Kicking off the discussion, Stacey Young (Senior Learning Advisor and CLA Team Lead, USAID Bureau for Policy, Planning and Learning) provided some context: USAID is investing in building the evidence base for CLA because it believes that systematic, intentional and resourced CLA in its programs will yield increased organizational effectiveness and improved development results. However, the contribution that CLA makes at either level is not clear or easily measured, and testing this theory of change is particularly thorny. Measuring benefits that are indirect is difficult at best, all the more so when prevailing approaches favor quantified evidence, narrowly described and easily attributed. USAID’s effort to build the  Evidence Base for CLA (see here for a new dashboard on EB4CLA) involves collecting and synthesizing the existing evidence on if, how, and under what conditions CLA contributes to better outcomes, and also identifies effective approaches for measuring this contribution.  

Move beyond linear measurement. Kerry Bruce (Executive Vice President, Social Impact) discussed how Global Learning for Adaptive Management (GLAM), a jointly funded DFID and USAID activity, is working towards adaptive rigor in a complex world. Kerry posited that the development community faces many challenges that demand a new approach to traditional, linear measurement. The Ebola crisis is a defining example of the need for a dynamic, iterative approach that integrates research, measurement, and programmatic and policy actions. GLAM’s emerging principles of adaptive rigor are supported by documentation of best practices in monitoring, evaluation, and learning for adaptive management. These include: holding multidisciplinary, cross-stakeholder sessions for problem analysis and theory definition; triangulating multiple data sources and perspectives; conducting regular, strategic stress testing; and developing an organizational culture that encourages and rewards being open, inquisitive, and responsive.
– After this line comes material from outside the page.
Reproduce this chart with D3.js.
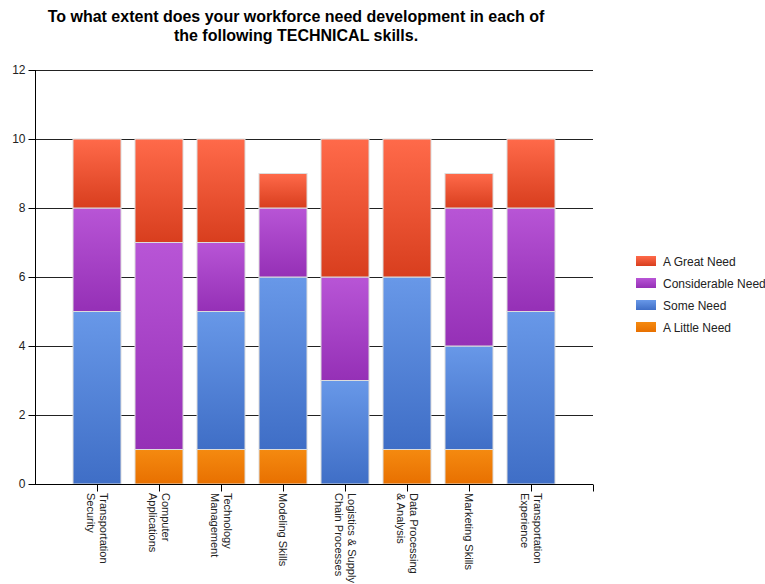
<!DOCTYPE html>
<html>
<head>
<meta charset="utf-8">
<script src="https://cdn.jsdelivr.net/npm/d3@7"></script>
<style>
  html, body { margin: 0; padding: 0; background: #fff; }
  svg { display: block; font-family: "Liberation Sans", Arial, sans-serif; }
</style>
</head>
<body>
<svg id="chart" width="765" height="584"></svg>
<script>
// Skills surveyed (two-line labels split on "\n")
const categories = [
  "Transportation\nSecurity",
  "Computer\nApplications",
  "Technology\nManagement",
  "Modeling Skills",
  "Logistics & Supply\nChain Processes",
  "Data Processing\n& Analysis",
  "Marketing Skills",
  "Transportation\nExperience"
];
// Response counts per level of need
const aLittleNeed      = [0, 1, 1, 1, 0, 1, 1, 0];
const someNeed         = [5, 0, 4, 5, 3, 5, 3, 5];
const considerableNeed = [3, 6, 2, 2, 3, 0, 4, 3];
const aGreatNeed       = [2, 3, 3, 1, 4, 4, 1, 2];
const yTicks = [0, 2, 4, 6, 8, 10, 12];

const seriesNames = ["A Little Need", "Some Need", "Considerable Need", "A Great Need"];
const seriesValues = [aLittleNeed, someNeed, considerableNeed, aGreatNeed];
const palette = {
  "A Little Need":     ["#f58a10", "#e87000"],
  "Some Need":         ["#6898e8", "#3f6ec6"],
  "Considerable Need": ["#b855d6", "#9530b6"],
  "A Great Need":      ["#ff6a4a", "#d83e1e"]
};

const rows = categories.map((c, i) => {
  const r = { cat: c };
  seriesNames.forEach((s, j) => r[s] = seriesValues[j][i]);
  return r;
});
const stacked = d3.stack().keys(seriesNames)(rows);

const svg = d3.select("#chart");
const plot = { left: 35, right: 593, top: 70, bottom: 484 };

// Category positions sit at 1..n on a 0..n+1 axis
const x = d3.scaleLinear().domain([0, categories.length + 1]).range([plot.left, plot.right]);
const y = d3.scaleLinear().domain([0, 12]).range([plot.bottom, plot.top]);
const barW = 48;

// Gradients
const defs = svg.append("defs");
seriesNames.forEach((s, i) => {
  const g = defs.append("linearGradient").attr("id", "grad" + i)
    .attr("x1", 0).attr("y1", 0).attr("x2", 0).attr("y2", 1);
  g.append("stop").attr("offset", "0%").attr("stop-color", palette[s][0]);
  g.append("stop").attr("offset", "100%").attr("stop-color", palette[s][1]);
});

// Title
svg.append("text")
  .attr("x", 296).attr("y", 22)
  .attr("text-anchor", "middle")
  .attr("font-size", 16).attr("font-weight", "bold")
  .selectAll("tspan")
  .data(["To what extent does your workforce need development in each of",
         "the following TECHNICAL skills."])
  .join("tspan")
  .attr("x", 296)
  .attr("dy", (d, i) => i === 0 ? 0 : 19)
  .text(d => d);

// Horizontal gridlines
svg.append("g")
  .selectAll("line")
  .data(yTicks.filter(t => t > 0))
  .join("line")
  .attr("x1", plot.left).attr("x2", plot.right)
  .attr("y1", d => Math.round(y(d)) + 0.5).attr("y2", d => Math.round(y(d)) + 0.5)
  .attr("stroke", "#222").attr("stroke-width", 1);

// Stacked bars
svg.append("g")
  .selectAll("g")
  .data(stacked)
  .join("g")
  .attr("fill", (d, i) => `url(#grad${i})`)
  .selectAll("rect")
  .data(d => d.map((v, i) => ({ v, i })))
  .join("rect")
  .filter(d => d.v[1] > d.v[0])
  .attr("x", d => x(d.i + 1) - barW / 2)
  .attr("width", barW)
  .attr("y", d => y(d.v[1]))
  .attr("height", d => y(d.v[0]) - y(d.v[1]))
  .attr("stroke", "#dcdcdc").attr("stroke-width", 1);

// Y axis
const yAxis = svg.append("g")
  .attr("transform", `translate(${plot.left + 0.5},0)`)
  .call(d3.axisLeft(y).tickValues(yTicks).tickSize(7).tickPadding(3).tickFormat(d3.format("d")));
yAxis.select(".domain").attr("stroke", "#000").attr("d", `M0,${plot.top}V${plot.bottom}`);
yAxis.selectAll(".tick line").attr("stroke", "#000");
yAxis.selectAll("text").attr("font-size", 12).attr("fill", "#222")
  .attr("font-family", "'Liberation Sans', Arial, sans-serif");

// X axis
const xAxis = svg.append("g")
  .attr("transform", `translate(0,${plot.bottom + 0.5})`)
  .call(d3.axisBottom(x)
    .tickValues(d3.range(1, categories.length + 2))
    .tickSize(7).tickFormat(""));
xAxis.select(".domain").attr("stroke", "#000").attr("d", `M${plot.left},0H${plot.right}`);
xAxis.selectAll(".tick line").attr("stroke", "#000");

// Rotated category labels (reading downward, first line on the right)
const labels = svg.append("g")
  .selectAll("text")
  .data(categories)
  .join("text")
  .attr("transform", (d, i) => `translate(${x(i + 1)},${plot.bottom + 9}) rotate(90)`)
  .attr("font-size", 11).attr("fill", "#222");
labels.each(function (d) {
  const lines = d.split("\n");
  const lh = 13;
  d3.select(this).selectAll("tspan")
    .data(lines)
    .join("tspan")
    .attr("x", 0)
    .attr("y", (l, k) => 4 + (k - (lines.length - 1) / 2) * lh)
    .text(l => l);
});

// Legend
const legendOrder = ["A Great Need", "Considerable Need", "Some Need", "A Little Need"];
const legend = svg.append("g").attr("transform", "translate(636,256)");
const items = legend.selectAll("g")
  .data(legendOrder)
  .join("g")
  .attr("transform", (d, i) => `translate(0,${i * 22})`);
items.append("rect")
  .attr("width", 20).attr("height", 10)
  .attr("fill", d => `url(#grad${seriesNames.indexOf(d)})`);
items.append("text")
  .attr("x", 27).attr("y", 9.5)
  .attr("font-size", 12).attr("fill", "#222")
  .text(d => d);
</script>
</body>
</html>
Get stakeholder buy-in. Shannon Griswold (Senior Scaling Advisor, USAID Global Development Lab) and Rebecca Herrington (Developmental Evaluator, USAID Global Development Lab / Social Impact) shared how they have leveraged developmental evaluation (DE) at USAID’s Global Development Lab (“the Lab”). A DE commissioned by the Lab explores which programmatic approaches work effectively towards sustained uptake and which do not. Teams are able to learn from others and establish feedback loops for active adaptation. Employing process tracing, positive deviance, and outcome harvesting, the DE has been a learning- and action-oriented approach to understanding complexity. Rebecca explained that buy-in from stakeholders can make or break the evaluation, so documentation of pivots (along with the reasons behind them) and continuous attention to stakeholder engagement are crucial.

Identify adaptive factors. Alison Hemberger (Senior Advisor, Markets and Learning, Mercy Corps) spoke about Mercy Corps’ AdaptScan process to assess, learn from, and improve its adaptive practices. This approach identifies how factors that enable collaborating, learning, and adaptive approaches contribute to adaptive actions taken by program teams, and the resulting difference in development outcomes. Through this process, Mercy Corps identified 15 adaptive factors over five themes, ranging from strategy to processes to partnerships to learning. Key findings, such as the importance of moving beyond traditional partnerships and planning for adaptation in budgets and reporting, were incorporated into an adaptive management plan. Mercy Corps saw impact from these efforts in team behavior, as well as the focus, reach, and sustainability of its work.

Audience members contributed valuable reflections in discussing their key takeaways and asking questions about presenters’ approaches. The participants suggested that while everyone wants to see how adaptive management can fit in their work, it is much more difficult to operationalize. In the examples shared, participants saw a common theme of focusing on and documenting small, incremental changes to help ensure that data is used. They considered when relationships may be more important to target for change than processes. The group also noted how having champions who buy into non-traditional approaches to measurement and evaluation - particularly for things that are hard to measure - is essential.